Ce qui aurait dû être une rare bonne nouvelle, la construction d'une école primaire, est devenu une source de discorde à L'Île-des-Soeurs depuis un mois. Les opposants estiment que l'édifice va ravager le parc de la Fontaine, un petit paradis de verdure apprécié dans le secteur. Les partisans dénoncent, eux, ce qu'ils qualifient de campagne de désinformation typique du syndrome «pas dans ma cour».

Les opposants ont sorti l'artillerie lourde, hier: ils ont dévoilé une pétition signée par 1570 des quelque 4000 citoyens qui auraient droit de vote en cas de référendum, qui pourrait avoir lieu à l'automne.

Devant la controverse, le 25 mai, l'arrondissement de Verdun a suspendu le changement de zonage qui aurait permis la construction de l'école et chargé un comité de «bonifier» le projet. Un nouveau projet de modification de zonage sera déposé en septembre. Le parc de la Fontaine, a cependant soutenu le maire Claude Trudel lors d'un bref point de presse, hier, demeure «le seul endroit disponible, valable et convenable» pour cette école.

Les opposants ne l'entendent pas de cette oreille. «C'est scandaleux de considérer un parc comme un terrain disponible, dit Mario Langlois, avocat en droit des affaires et porte-parole du Comité de protection du parc de la Fontaine.

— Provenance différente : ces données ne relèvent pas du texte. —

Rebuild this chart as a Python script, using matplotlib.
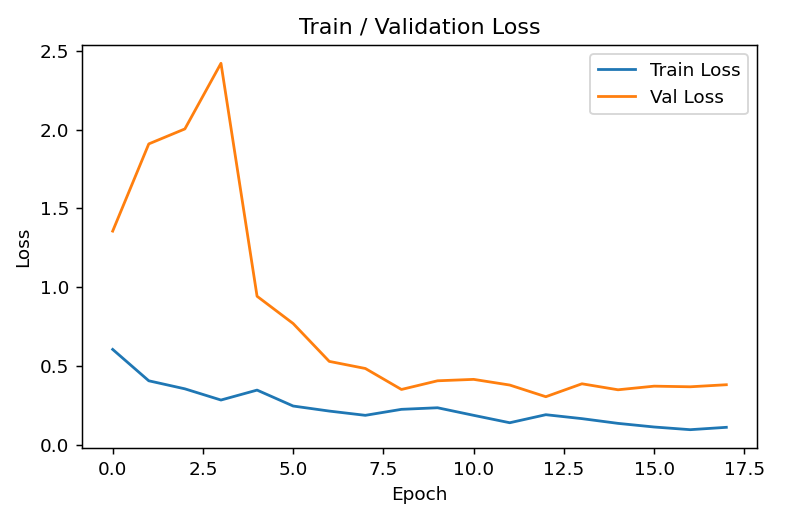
import numpy as np
import matplotlib
matplotlib.use("Agg")
import matplotlib.pyplot as plt

# loss per epoch
epochs = list(range(18))
train_loss = [0.606, 0.407, 0.356, 0.285, 0.348, 0.247, 0.215, 0.188, 0.226,
              0.236, 0.188, 0.141, 0.192, 0.167, 0.137, 0.114, 0.097, 0.112]
val_loss = [1.356, 1.909, 2.004, 2.420, 0.943, 0.770, 0.530, 0.485, 0.352,
            0.407, 0.416, 0.380, 0.306, 0.388, 0.350, 0.373, 0.369, 0.382]

dpi = 800 / 6
fig = plt.figure(figsize=(6, 515 / dpi), dpi=dpi)
ax = fig.add_subplot(111)
ax.plot(epochs, train_loss, label="Train Loss")
ax.plot(epochs, val_loss, label="Val Loss")
ax.set_xlabel("Epoch")
ax.set_ylabel("Loss")
ax.set_title("Train / Validation Loss")
ax.legend()
fig.subplots_adjust(left=82 / 800, right=757 / 800, top=1 - 45 / 515, bottom=1 - 448 / 515)
fig.savefig("out.png", dpi=dpi)
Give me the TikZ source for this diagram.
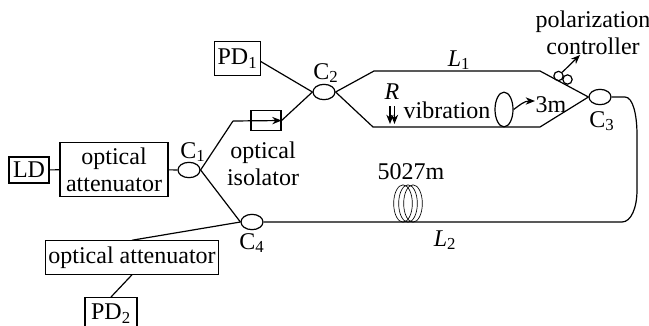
\documentclass[tikz,border=0pt]{standalone}
\usepackage{fontspec}
\setmainfont{Liberation Serif}
\usetikzlibrary{shapes.geometric,arrows.meta}

\begin{document}
\begin{tikzpicture}[x=0.75pt,y=-0.75pt,>={Stealth[length=7pt,width=5.5pt]},line width=0.9pt,
    box node/.style={rectangle,draw,inner sep=0pt,align=center},
    coupler node/.style={ellipse,draw,inner sep=0pt,minimum width=16.5pt,minimum height=11.5pt},
    coil node/.style={ellipse,draw,line width=0.5pt,inner sep=0pt,minimum width=14pt,minimum height=28pt},
    label node/.style={inner sep=0pt,align=center},
    font=\fontsize{18}{20}\selectfont]

    \clip (0,0) rectangle (649,325);

    \node[box node, minimum width=30pt, minimum height=19.5pt] (ld) at (29,170) {LD};
    \node[box node, minimum width=81pt, minimum height=40pt] (att1) at (114,169.5) {optical\\attenuator};
    \node[box node, minimum width=34pt, minimum height=25pt] (pd1) at (237.5,58.5) {PD\textsubscript{1}};
    \node[box node, minimum width=22.5pt, minimum height=14.5pt] (iso) at (266,120.5) {};
    \node[box node, minimum width=130pt, minimum height=25pt] (att2) at (132,257.5) {optical attenuator};
    \node[box node, minimum width=39pt, minimum height=24pt, anchor=north] (pd2) at (111,297) {PD\textsubscript{2}};

    \node[coupler node] (c1) at (189,170) {};
    \node[coupler node] (c2) at (324,92) {};
    \node[coupler node] (c3) at (600,97) {};
    \node[coupler node] (c4) at (252,222) {};

    \node[label node] (c1 label) at (193,152) {C\textsubscript{1}};
    \node[label node] (c2 label) at (326,73) {C\textsubscript{2}};
    \node[label node] (c3 label) at (602,121) {C\textsubscript{3}};
    \node[label node] (c4 label) at (252,243) {C\textsubscript{4}};
    \node[label node] (l1) at (459,60) {\textit{L}\textsubscript{1}};
    \node[label node] (l2) at (445,240) {\textit{L}\textsubscript{2}};
    \node[label node] (r) at (392,92) {\textit{R}};
    \node[label node] (vib) at (447,110) {vibration};
    \node[label node] (len1) at (551,105) {3m};
    \node[label node] (len2) at (411,172) {5027m};
    \node[label node] (isolabel) at (263,164) {optical\\isolator};
    \node[label node] (pclabel) at (593,33) {polarization\\controller};

    % bends
    \coordinate (a1) at (233,121);
    \coordinate (u1) at (374,71);
    \coordinate (u2) at (540,71);
    \coordinate (d1) at (373,127);
    \coordinate (d2) at (540,127);
    \coordinate (e1) at (625,97);
    \coordinate (e2) at (637,135);
    \coordinate (e3) at (637,190);
    \coordinate (e4) at (622,222);

    \draw (ld) -- (att1);
    \draw (att1) -- (c1);
    \draw (c1.east) -- (a1);
    \draw[->] (a1) -- (iso.east);
    \draw (iso.east) -- (c2.west);
    \draw (pd1.east) ++(0,3) -- (c2.west);
    \draw (c2.east) -- (u1) -- (u2) -- (c3.west);
    \draw (c2.east) -- (d1) -- (d2) -- (c3.west);
    \draw (c3.east) -- (e1) .. controls (633,97) and (637,115) .. (e2) -- (e3)
        .. controls (637,208) and (631,222) .. (e4) -- (c4.east);
    \draw (c1.east) -- (c4.west);
    \draw (c4.west) -- (att2.north);
    \draw (att2.south) -- (pd2.north);

    % polarization controller
    \node[circle,draw,inner sep=0pt,minimum size=7pt] (pc1) at (558.5,76) {};
    \node[circle,draw,inner sep=0pt,minimum size=7pt] (pc2) at (567.5,79.5) {};
    \coordinate (pc tip) at (580,55);
    \draw[->] (pc1.north east) -- (pc tip);

    % fibre coils
    \foreach \i/\x in {a/403,b/408,c/413}
        \node[coil node] (coil\i) at (\x,203.5) {};

    % vibration section
    \node[ellipse,draw,inner sep=0pt,minimum width=13.5pt,minimum height=26pt] (vring) at (504,109.5) {};
    \coordinate (vtip) at (535,101);
    \draw[->] (vring.east) .. controls (520,105) and (524,101) .. (vtip);

    \coordinate (ra) at (390,106);
    \coordinate (rb) at (390,124);
    \coordinate (rc) at (394.5,106);
    \coordinate (rd) at (394.5,124);
    \draw[->] (ra) -- (rb);
    \draw[->] (rc) -- (rd);
\end{tikzpicture}
\end{document}
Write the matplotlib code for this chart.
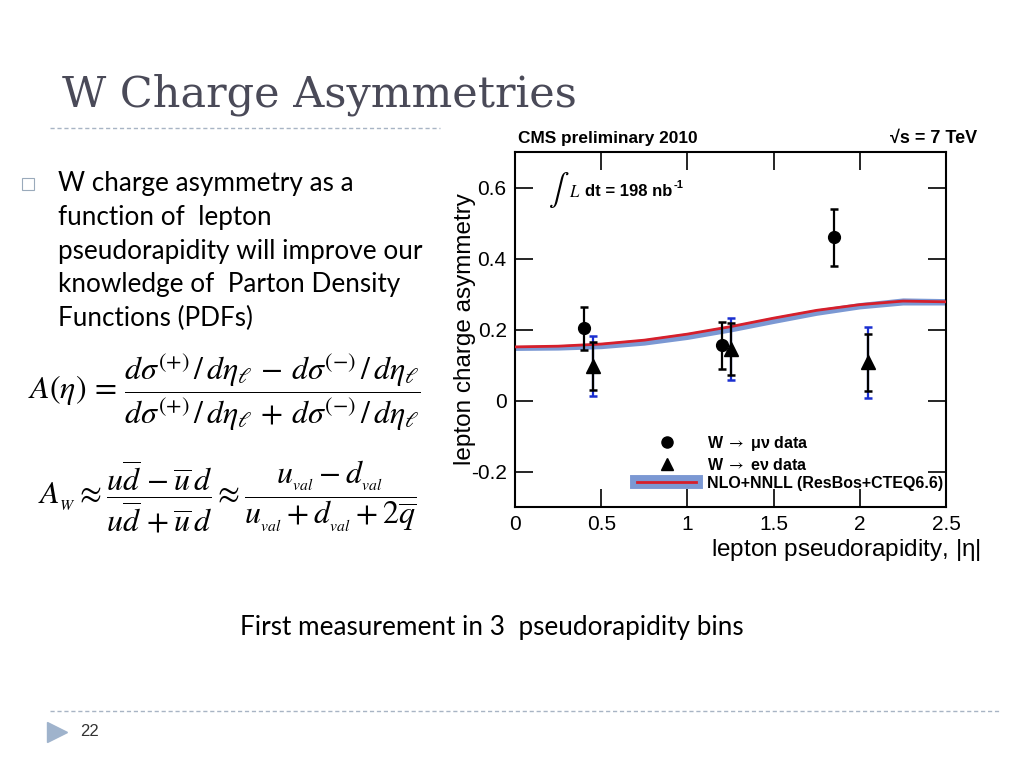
import matplotlib
matplotlib.use("Agg")
import matplotlib.pyplot as plt
from matplotlib.lines import Line2D
import numpy as np

# ---- data ----
eta_mu = [0.40, 1.20, 1.85]
A_mu = [0.203, 0.156, 0.460]
err_mu = [0.060, 0.066, 0.080]

eta_e = [0.45, 1.25, 2.05]
A_e = [0.098, 0.145, 0.108]
stat_e = [0.068, 0.072, 0.080]
tot_e = [0.085, 0.088, 0.100]

eta_th = [0.0, 0.25, 0.5, 0.75, 1.0, 1.25, 1.5, 1.75, 2.0, 2.25, 2.5]
A_th = [0.151, 0.153, 0.159, 0.170, 0.187, 0.208, 0.232, 0.254, 0.270, 0.280, 0.278]
A_th_lo = [0.141, 0.142, 0.146, 0.156, 0.172, 0.193, 0.217, 0.240, 0.258, 0.269, 0.269]
A_th_hi = [0.155, 0.157, 0.163, 0.174, 0.191, 0.212, 0.236, 0.258, 0.276, 0.289, 0.287]

xticks = [0, 0.5, 1, 1.5, 2, 2.5]
xticklabels = ["0", "0.5", "1", "1.5", "2", "2.5"]
yticks = [-0.2, 0, 0.2, 0.4, 0.6]
yticklabels = ["-0.2", "0", "0.2", "0.4", "0.6"]

plt.rcParams['mathtext.fontset'] = 'stix'
SANS = ['Liberation Sans', 'DejaVu Sans']
BODY = ['Lato', 'DejaVu Sans']

fig = plt.figure(figsize=(10.24, 7.68), dpi=100)
fig.patch.set_facecolor('white')

W, H = 1024.0, 768.0
def fx(px): return px / W
def fy(py): return 1 - py / H

# ---- slide decorations ----
fig.text(fx(62), fy(106), "W Charge Asymmetries", family=['DejaVu Serif'],
         fontsize=31, color='#4a4a58', va='baseline', ha='left')
fig.add_artist(Line2D([fx(50), fx(440)], [fy(128), fy(128)], color='#a8b4c4',
                      lw=1, ls=(0, (3, 2))))
fig.add_artist(Line2D([fx(50), fx(1000)], [fy(711), fy(711)], color='#a8b4c4',
                      lw=1, ls=(0, (3, 2))))
fig.add_artist(Line2D([fx(57)], [fy(732)], marker='>', markersize=15, color='#9fb3cc', lw=0))
fig.text(fx(80), fy(732), "22", family=SANS, fontsize=12, color='#333333', va='center')

# bullet
fig.add_artist(Line2D([fx(28)], [fy(184)], marker='s', markersize=8, markerfacecolor='white',
                      markeredgecolor='#9aaabb', markeredgewidth=0.8, lw=0))
lines = ["W charge asymmetry as a", "function of  lepton", "pseudorapidity will improve our",
         "knowledge of  Parton Density", "Functions (PDFs)"]
for i, t in enumerate(lines):
    fig.text(fx(58), fy(184 + i * 33.6), t, family=BODY, fontsize=18.8,
             color='black', va='center', ha='left')

# formulas
fig.text(fx(28), fy(392),
         r'$A(\eta)\,=\,\dfrac{d\sigma^{(+)}\,/\,d\eta_\ell\,-\,d\sigma^{(-)}\,/\,d\eta_\ell}{d\sigma^{(+)}\,/\,d\eta_\ell\,+\,d\sigma^{(-)}\,/\,d\eta_\ell}$',
         fontsize=23, va='center', ha='left')
fig.text(fx(38), fy(497),
         r'$A_{_W}\approx\dfrac{u\overline{d}\,-\overline{u}\,d}{u\overline{d}\,+\overline{u}\,d}\approx\dfrac{u_{_{val}}-d_{_{val}}}{u_{_{val}}+d_{_{val}}+2\overline{q}}$',
         fontsize=23, va='center', ha='left')

fig.text(fx(492), fy(627), "First measurement in 3  pseudorapidity bins",
         family=BODY, fontsize=18.8, va='center', ha='center')

# ---- main plot ----
ax = fig.add_axes([fx(515), fy(507), (946 - 515) / W, (507 - 152) / H])
ax.set_xlim(0, 2.5)
ax.set_ylim(-0.3, 0.7)

ax.fill_between(eta_th, A_th_lo, A_th_hi, color='#7b98d3', lw=0, zorder=2)
ax.plot(eta_th, A_th, color='#d61f2b', lw=2.0, zorder=3)

ax.errorbar(eta_e, A_e, yerr=tot_e, fmt='none', ecolor='#1a2fd0', elinewidth=1.6,
            capsize=3, capthick=1.8, zorder=4)
ax.errorbar(eta_e, A_e, yerr=stat_e, fmt='^', color='black', ms=9.5, elinewidth=1.6,
            capsize=3, capthick=1.8, zorder=5)
ax.errorbar(eta_mu, A_mu, yerr=err_mu, fmt='o', color='black', ms=8.5, elinewidth=1.6,
            capsize=3, capthick=1.8, zorder=5)

for s in ax.spines.values():
    s.set_linewidth(1.5)
ax.set_xticks(xticks)
ax.set_xticklabels(xticklabels)
ax.set_yticks(yticks)
ax.set_yticklabels(yticklabels)
ax.tick_params(direction='in', length=13, width=1.2, top=True, right=True,
               labelsize=15, pad=6)
for lab in ax.get_xticklabels() + ax.get_yticklabels():
    lab.set_family(SANS)

ax.set_ylabel("lepton charge asymmetry", family=SANS, fontsize=17.5)
ax.yaxis.set_label_coords(-0.09, 0.5)
ax.set_xlabel(r"lepton pseudorapidity, |$\mathregular{\eta}$|", family=SANS, fontsize=17.5)
ax.xaxis.set_label_coords(1.08, -0.085)
ax.xaxis.label.set_ha('right')

fig.text(fx(518), fy(138), "CMS preliminary 2010", family=SANS, fontsize=12.4,
         fontweight='bold', va='center', ha='left')
fig.text(fx(977), fy(138), "\u221as = 7 TeV", family=SANS, fontsize=13,
         fontweight='bold', va='center', ha='right')
ax.text(0.19, 0.593, r"$\int$", fontsize=22, va='center', ha='left')
ax.text(0.315, 0.588, r"$L$", fontsize=12, va='center', ha='left')
lumi = ax.text(0.405, 0.59, "dt = 198 nb", family=SANS, fontsize=12,
               fontweight='bold', va='center', ha='left')
ax.annotate("-1", xy=(1.0, 1.0), xycoords=lumi, xytext=(1, -1), textcoords='offset points',
            family=SANS, fontsize=8, fontweight='bold', va='center', ha='left')

h_mu = Line2D([], [], marker='o', color='black', ms=8, lw=0)
h_e = Line2D([], [], marker='^', color='black', ms=8.5, lw=0)
h_th = (Line2D([], [], color='#7b98d3', lw=10), Line2D([], [], color='#d61f2b', lw=2))
leg = ax.legend([h_mu, h_e, h_th],
                [r"W $\rightarrow$ $\mathregular{\mu\nu}$ data", r"W $\rightarrow$ e$\mathregular{\nu}$ data",
                 "NLO+NNLL (ResBos+CTEQ6.6)"],
                loc='lower left', bbox_to_anchor=(0.283, 0.045), frameon=False,
                borderpad=0, borderaxespad=0,
                handlelength=3.7, handletextpad=0.7, labelspacing=0.22,
                prop={'family': SANS, 'weight': 'bold', 'size': 11.5})

fig.savefig("out.png", dpi=100, facecolor='white')
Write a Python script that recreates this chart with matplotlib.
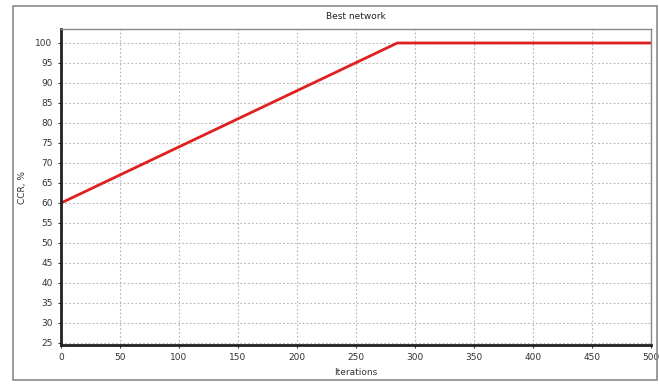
import matplotlib.pyplot as plt
from matplotlib.patches import Rectangle

# dados
iteracoes = [0, 285, 500]
ccr = [60, 100, 100]
xticks = list(range(0, 501, 50))
yticks = list(range(25, 101, 5))

fig = plt.figure(figsize=(6.59, 3.87), dpi=100)
W, H = 659., 387.

# moldura externa
fig.patches.append(Rectangle((13 / W, 1 - 380 / H), (657 - 13) / W, (380 - 6) / H,
                             transform=fig.transFigure, fill=False,
                             edgecolor='#8a8a8a', linewidth=1.2))

ax = fig.add_axes([61 / W, 1 - 345 / H, 590 / W, (345 - 29) / H])
ax.plot(iteracoes, ccr, color='#e02020', linewidth=2)

ax.set_xlim(0, 500)
ax.set_ylim(24.5, 103.5)
ax.set_xticks(xticks)
ax.set_yticks(yticks)
ax.grid(True, color='#b4b4b4', linestyle=(0, (1.5, 2)), linewidth=0.8)
ax.tick_params(axis='both', labelsize=6.5, colors='#333333', length=2, pad=4)

for s in ['left', 'bottom']:
    ax.spines[s].set_linewidth(2)
    ax.spines[s].set_color('#222222')
for s in ['top', 'right']:
    ax.spines[s].set_linewidth(1)
    ax.spines[s].set_color('#888888')

ax.set_title('Best network', fontsize=6.5, pad=7, color='#222222')
ax.set_xlabel('Iterations', fontsize=6.5, labelpad=4, color='#333333')
ax.set_ylabel('CCR, %', fontsize=6.5, labelpad=6, color='#333333')

fig.savefig('out.png', dpi=100)
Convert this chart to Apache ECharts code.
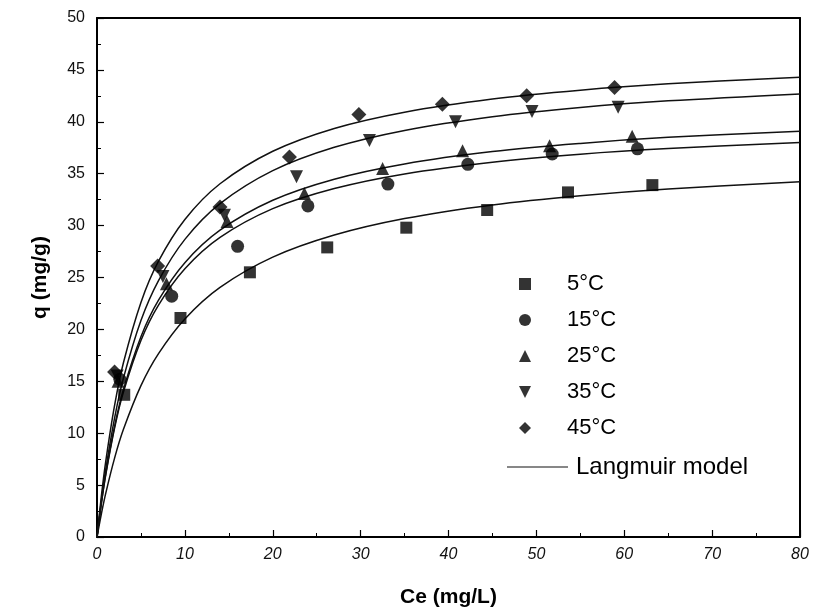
<!DOCTYPE html>
<html>
<head>
<meta charset="utf-8">
<script src="https://cdn.jsdelivr.net/npm/echarts@6/dist/echarts.min.js"></script>
<style>
  html, body { margin: 0; padding: 0; background: #fff; }
  #chart { width: 816px; height: 613px; }
</style>
</head>
<body>
<div id="chart"></div>
<script>
// Measured adsorption points (Ce in mg/L, q in mg/g) at each temperature
var temps = ['5°C', '15°C', '25°C', '35°C', '45°C'];
var obs5  = [[3.1,13.7],[9.5,21.1],[17.4,25.5],[26.2,27.9],[35.2,29.8],[44.4,31.5],[53.6,33.2],[63.2,33.9]];
var obs15 = [[2.6,15.2],[8.5,23.2],[16.0,28.0],[24.0,31.9],[33.1,34.0],[42.2,35.9],[51.8,36.9],[61.5,37.4]];
var obs25 = [[2.4,15.0],[7.9,24.4],[14.8,30.4],[23.6,33.1],[32.5,35.5],[41.6,37.2],[51.5,37.7],[60.9,38.6]];
var obs35 = [[2.3,15.5],[7.5,25.1],[14.5,31.0],[22.7,34.7],[31.0,38.2],[40.8,40.0],[49.5,41.0],[59.3,41.4]];
var obs45 = [[2.0,15.9],[6.9,26.1],[14.0,31.8],[21.9,36.6],[29.8,40.7],[39.3,41.7],[48.9,42.5],[58.9,43.3]];

// Langmuir model curves, sampled along Ce
var ceFit  = [0, 0.5, 1, 2, 3, 5, 7, 10, 14, 20, 27, 35, 45, 55, 65, 80];
var fit5   = [0, 2.24, 4.23, 7.60, 10.35, 14.58, 17.67, 21.01, 24.05, 26.96, 29.09, 30.68, 31.99, 32.88, 33.53, 34.22];
var fit15  = [0, 3.25, 6.02, 10.50, 13.95, 18.93, 22.34, 25.84, 28.86, 31.63, 33.57, 34.98, 36.11, 36.88, 37.42, 38.00];
var fit25  = [0, 3.29, 6.10, 10.65, 14.18, 19.29, 22.81, 26.43, 29.56, 32.44, 34.47, 35.94, 37.13, 37.92, 38.50, 39.10];
var fit35  = [0, 3.53, 6.55, 11.46, 15.28, 20.85, 24.70, 28.67, 32.11, 35.29, 37.54, 39.17, 40.49, 41.38, 42.02, 42.69];
var fit45  = [0, 3.96, 7.31, 12.67, 16.76, 22.60, 26.57, 30.59, 34.03, 37.16, 39.36, 40.93, 42.20, 43.05, 43.66, 44.30];

var observed = [obs5, obs15, obs25, obs35, obs45];
var fits = [fit5, fit15, fit25, fit35, fit45];
var modelName = 'Langmuir model';

var downTri = 'path://M0,0 L10,0 L5,10 Z';
var symbols = ['rect', 'circle', 'triangle', downTri, 'diamond'];
var symSizes = [12, 13, 13, 13, 15];

function pairs(xs, ys) {
  return xs.map(function (x, i) { return [x, ys[i]]; });
}

var series = [];
fits.forEach(function (f, i) {
  series.push({
    name: i === 0 ? modelName : modelName + ' ' + temps[i],
    type: 'line',
    data: pairs(ceFit, f),
    smooth: 0.35,
    showSymbol: false,
    symbol: 'none',
    lineStyle: { color: '#111', width: 1.5 },
    itemStyle: { color: '#111' },
    z: 2
  });
});
observed.forEach(function (d, i) {
  series.push({
    name: temps[i],
    type: 'scatter',
    data: d,
    symbol: symbols[i],
    symbolSize: symSizes[i],
    itemStyle: { color: '#000' },
    z: 3
  });
});

var font = 'Arial, "Liberation Sans", sans-serif';
var chart = echarts.init(document.getElementById('chart'), null, { renderer: 'canvas' });
chart.setOption({
  backgroundColor: '#fff',
  animation: false,
  grid: { left: 97, right: 16, top: 18, bottom: 72, containLabel: false },
  xAxis: [{
    type: 'value', min: 0, max: 80, interval: 10,
    name: 'Ce (mg/L)', nameLocation: 'middle', nameGap: 50,
    nameTextStyle: { fontFamily: font, fontSize: 21, fontWeight: 'bold', color: '#000' },
    axisLine: { show: true, onZero: false, lineStyle: { color: '#000', width: 2 } },
    axisTick: { show: true, inside: true, length: 7, lineStyle: { color: '#000', width: 1.2 } },
    minorTick: { show: true, splitNumber: 2, length: 4, lineStyle: { color: '#000', width: 1 } },
    axisLabel: { fontFamily: font, fontSize: 16, color: '#111', margin: 10, fontStyle: 'italic' },
    splitLine: { show: false }
  }, {
    type: 'value', min: 0, max: 80, position: 'top',
    axisLine: { show: true, onZero: false, lineStyle: { color: '#000', width: 2 } },
    axisTick: { show: false }, axisLabel: { show: false }, splitLine: { show: false }
  }],
  yAxis: [{
    type: 'value', min: 0, max: 50, interval: 5,
    name: 'q (mg/g)', nameLocation: 'middle', nameGap: 46, nameRotate: 90,
    nameTextStyle: { fontFamily: font, fontSize: 21, fontWeight: 'bold', color: '#000' },
    axisLine: { show: true, onZero: false, lineStyle: { color: '#000', width: 2 } },
    axisTick: { show: true, inside: true, length: 7, lineStyle: { color: '#000', width: 1.2 } },
    minorTick: { show: true, splitNumber: 2, length: 4, lineStyle: { color: '#000', width: 1 } },
    axisLabel: { fontFamily: font, fontSize: 16, color: '#111', margin: 12 },
    splitLine: { show: false }
  }, {
    type: 'value', min: 0, max: 50, position: 'right',
    axisLine: { show: true, onZero: false, lineStyle: { color: '#000', width: 2 } },
    axisTick: { show: false }, axisLabel: { show: false }, splitLine: { show: false }
  }],
  legend: [{
    orient: 'vertical',
    left: 514, top: 267,
    itemWidth: 12, itemHeight: 12,
    itemGap: 12,
    data: temps.map(function (t, i) { return { name: t, icon: symbols[i] }; }),
    textStyle: { fontFamily: font, fontSize: 22, color: '#000', lineHeight: 24, padding: [0, 0, 0, 31] },
    itemStyle: { color: '#000' },
    selectedMode: false
  }, {
    orient: 'vertical',
    left: 502, top: 449,
    itemWidth: 61, itemHeight: 14,
    data: [{ name: modelName, icon: 'path://M0,7 L61,7 L61,8 L0,8 Z' }],
    textStyle: { fontFamily: font, fontSize: 24, color: '#000', lineHeight: 26, padding: [0, 0, 0, 3] },
    selectedMode: false
  }],
  series: series
});
</script>
</body>
</html>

Il y a des terrains pour construire des tours, des commerces, mais pas pour une école?»

«Faussetés» et «aberrations»

Le groupe de citoyens n'est pas contre la construction d'une deuxième école primaire à L'Île-des-Soeurs, «au contraire», assure M. Langlois. Hier, le maire Trudel a pris acte de la pétition, mais il a expliqué qu'elle ne remplacerait pas le processus démocratique habituel, soit l'ouverture d'un registre, à l'automne, après l'adoption du changement de zonage. Il a répété que la future école n'empiéterait que sur une «petite portion» du parc de la Fontaine - 7% de sa superficie totale, selon l'arrondissement. Les opposants estiment quant à eux qu'on en perdra 41%.

Cette croisade est «aberrante», dit Olivier Drouin, président du conseil d'établissement de l'école primaire Île-des-Soeurs et porte-parole du groupe Dessine-moi une autre école, qui regrouperait quelque 400 personnes. «On ne parle pas de gaz de schiste ou d'une usine de déchets, mais d'une école!», dit M. Drouin. La pétition des opposants ne l'impressionne pas et il se dit convaincu de remporter un référendum sur la question. «Si on met un papier devant quelqu'un et qu'on lui dit qu'il va y avoir un massacre écologique, évidemment, la personne va signer. Mais j'ai foi en l'être humain: les gens vont écouter les arguments et se faire une opinion d'eux-mêmes.»

Tributaire de l'arrondissement

À la commission scolaire Marguerite-Bourgeoys, on rappelle que le besoin d'une deuxième école est criant. Le seul établissement primaire de l'île est fréquenté par plus de 940 élèves, ce qui en fait le quatrième plus important au Québec. Cette deuxième école a été annoncée par Québec le printemps dernier et devait être ouverte en décembre 2012. Le terrain offert par l'arrondissement de Verdun au parc de la Fontaine «fait notre affaire, il favoriserait une école de marcheurs et il est central», explique le porte-parole Jean-Michel Nahas. Il assure que la construction de l'école se ferait dans le respect de l'environnement du parc, avec un souci de design et d'intégration.

«Mais on est tributaires de l'arrondissement, alors on va faire avec ce qu'on nous propose», ajoute-t-il.

Cette controverse «est un exemple flagrant de mauvaise gestion», estime Richard Bergeron, chef du parti de l'opposition Projet Montréal. «Comment se fait-il que l'Administration ait été incapable de réserver des terrains pour l'usage public? L'administration Tremblay n'a que faire du respect des espaces verts et de la rétention des familles à Montréal», a-t-il déclaré à la suite du point de presse de Claude Trudel.